— Begin DATA EXTRACT —
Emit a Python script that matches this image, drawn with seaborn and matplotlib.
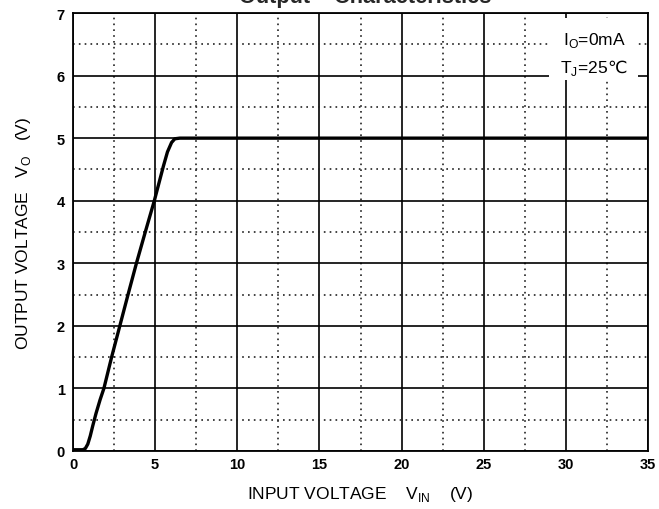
import matplotlib
matplotlib.use("Agg")
import matplotlib.pyplot as plt
from matplotlib.patches import Rectangle
import seaborn as sns
import pandas as pd

vin = [0.0, 0.6, 0.75, 0.9, 1.05, 1.2, 1.4, 1.65, 1.88, 2.35, 2.85, 3.35, 3.86, 4.4, 4.95,
       5.25, 5.5, 5.75, 6.0, 6.2, 6.5, 35.0]
vout = [0.02, 0.02, 0.04, 0.11, 0.24, 0.4, 0.6, 0.82, 1.0, 1.5, 2.0, 2.5, 3.0, 3.5, 4.0,
        4.3, 4.55, 4.78, 4.93, 4.99, 5.0, 5.0]
x_ticks = [0, 5, 10, 15, 20, 25, 30, 35]
y_ticks = [0, 1, 2, 3, 4, 5, 6, 7]

sns.set_style("white")
plt.rcParams['font.family'] = ['Liberation Sans', 'DejaVu Sans', 'Noto Sans CJK SC']
plt.rcParams['mathtext.fontset'] = 'custom'
plt.rcParams['mathtext.rm'] = 'Liberation Sans'

fig = plt.figure(figsize=(6.59, 5.10), dpi=100)
ax = fig.add_axes([73/659, 58/510, (648-73)/659, (452-14)/510])

df = pd.DataFrame({"vin": vin, "vout": vout})
sns.lineplot(data=df, x="vin", y="vout", ax=ax, color="black", linewidth=2.4, zorder=5)

ax.set_xlim(0, 35)
ax.set_ylim(0, 7)
ax.set_xticks(x_ticks)
ax.set_yticks(y_ticks)
ax.set_xticks([2.5 + 5*i for i in range(7)], minor=True)
ax.set_yticks([0.5 + i for i in range(7)], minor=True)
ax.grid(which='major', color='black', linewidth=1.2, linestyle='-')
ax.grid(which='minor', color='#222222', linewidth=1.2, linestyle=(0, (1, 2.5)))
ax.tick_params(which='both', length=0, labelsize=10.5, labelcolor='black')
for lab in ax.get_xticklabels() + ax.get_yticklabels():
    lab.set_fontweight('bold')
ax.tick_params(axis='x', pad=4)
ax.tick_params(axis='y', pad=6)
for s in ax.spines.values():
    s.set_color('black')
    s.set_linewidth(1.3)

ax.set_xlabel(r"INPUT VOLTAGE    V$_{\mathrm{IN}}$    (V)", fontsize=12.5, labelpad=10, color='black')
ax.set_ylabel(r"OUTPUT VOLTAGE   V$_{\mathrm{O}}$   (V)", fontsize=12.5, labelpad=17, color='black')

# condition box
ax.add_patch(Rectangle((29.0, 5.93), 5.4, 0.99, facecolor='white', edgecolor='none', zorder=4))
ax.text(29.8, 6.505, r"I$_{\mathrm{O}}$=0mA", ha='left', va='baseline', fontsize=12.5,
        color='black', zorder=6)
ax.text(32.55, 6.055, r"T$_{\mathrm{J}}$=25", ha='right', va='baseline', fontsize=12.5,
        color='black', zorder=6)
ax.text(32.55, 6.055, "℃", ha='left', va='baseline', fontsize=12.5, color='black',
        family=['DejaVu Sans'], zorder=6)

fig.text(0.554, 0.995, "Output    Characteristics", ha='center', va='baseline',
         fontsize=15.7, fontweight='bold')

fig.savefig("out.png", dpi=100)
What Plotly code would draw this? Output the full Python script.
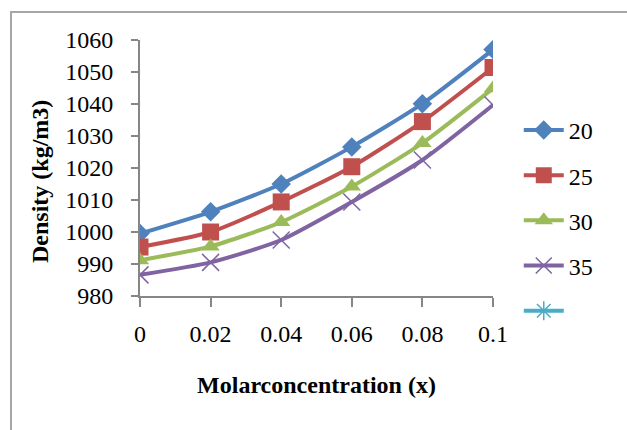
— End DATA EXTRACT —
REQUIREMENT —
Leave every image out, and retype the material exactly.

PROBLEM SOLUTION —
Emit a Python script that matches this image, drawn with seaborn and matplotlib.
import matplotlib
matplotlib.use("Agg")
import matplotlib.pyplot as plt
from matplotlib.patches import Rectangle
import seaborn as sns
import pandas as pd

vin = [0.0, 0.6, 0.75, 0.9, 1.05, 1.2, 1.4, 1.65, 1.88, 2.35, 2.85, 3.35, 3.86, 4.4, 4.95,
       5.25, 5.5, 5.75, 6.0, 6.2, 6.5, 35.0]
vout = [0.02, 0.02, 0.04, 0.11, 0.24, 0.4, 0.6, 0.82, 1.0, 1.5, 2.0, 2.5, 3.0, 3.5, 4.0,
        4.3, 4.55, 4.78, 4.93, 4.99, 5.0, 5.0]
x_ticks = [0, 5, 10, 15, 20, 25, 30, 35]
y_ticks = [0, 1, 2, 3, 4, 5, 6, 7]

sns.set_style("white")
plt.rcParams['font.family'] = ['Liberation Sans', 'DejaVu Sans', 'Noto Sans CJK SC']
plt.rcParams['mathtext.fontset'] = 'custom'
plt.rcParams['mathtext.rm'] = 'Liberation Sans'

fig = plt.figure(figsize=(6.59, 5.10), dpi=100)
ax = fig.add_axes([73/659, 58/510, (648-73)/659, (452-14)/510])

df = pd.DataFrame({"vin": vin, "vout": vout})
sns.lineplot(data=df, x="vin", y="vout", ax=ax, color="black", linewidth=2.4, zorder=5)

ax.set_xlim(0, 35)
ax.set_ylim(0, 7)
ax.set_xticks(x_ticks)
ax.set_yticks(y_ticks)
ax.set_xticks([2.5 + 5*i for i in range(7)], minor=True)
ax.set_yticks([0.5 + i for i in range(7)], minor=True)
ax.grid(which='major', color='black', linewidth=1.2, linestyle='-')
ax.grid(which='minor', color='#222222', linewidth=1.2, linestyle=(0, (1, 2.5)))
ax.tick_params(which='both', length=0, labelsize=10.5, labelcolor='black')
for lab in ax.get_xticklabels() + ax.get_yticklabels():
    lab.set_fontweight('bold')
ax.tick_params(axis='x', pad=4)
ax.tick_params(axis='y', pad=6)
for s in ax.spines.values():
    s.set_color('black')
    s.set_linewidth(1.3)

ax.set_xlabel(r"INPUT VOLTAGE    V$_{\mathrm{IN}}$    (V)", fontsize=12.5, labelpad=10, color='black')
ax.set_ylabel(r"OUTPUT VOLTAGE   V$_{\mathrm{O}}$   (V)", fontsize=12.5, labelpad=17, color='black')

# condition box
ax.add_patch(Rectangle((29.0, 5.93), 5.4, 0.99, facecolor='white', edgecolor='none', zorder=4))
ax.text(29.8, 6.505, r"I$_{\mathrm{O}}$=0mA", ha='left', va='baseline', fontsize=12.5,
        color='black', zorder=6)
ax.text(32.55, 6.055, r"T$_{\mathrm{J}}$=25", ha='right', va='baseline', fontsize=12.5,
        color='black', zorder=6)
ax.text(32.55, 6.055, "℃", ha='left', va='baseline', fontsize=12.5, color='black',
        family=['DejaVu Sans'], zorder=6)

fig.text(0.554, 0.995, "Output    Characteristics", ha='center', va='baseline',
         fontsize=15.7, fontweight='bold')

fig.savefig("out.png", dpi=100)
What Plotly code would draw this? Output the full Python script.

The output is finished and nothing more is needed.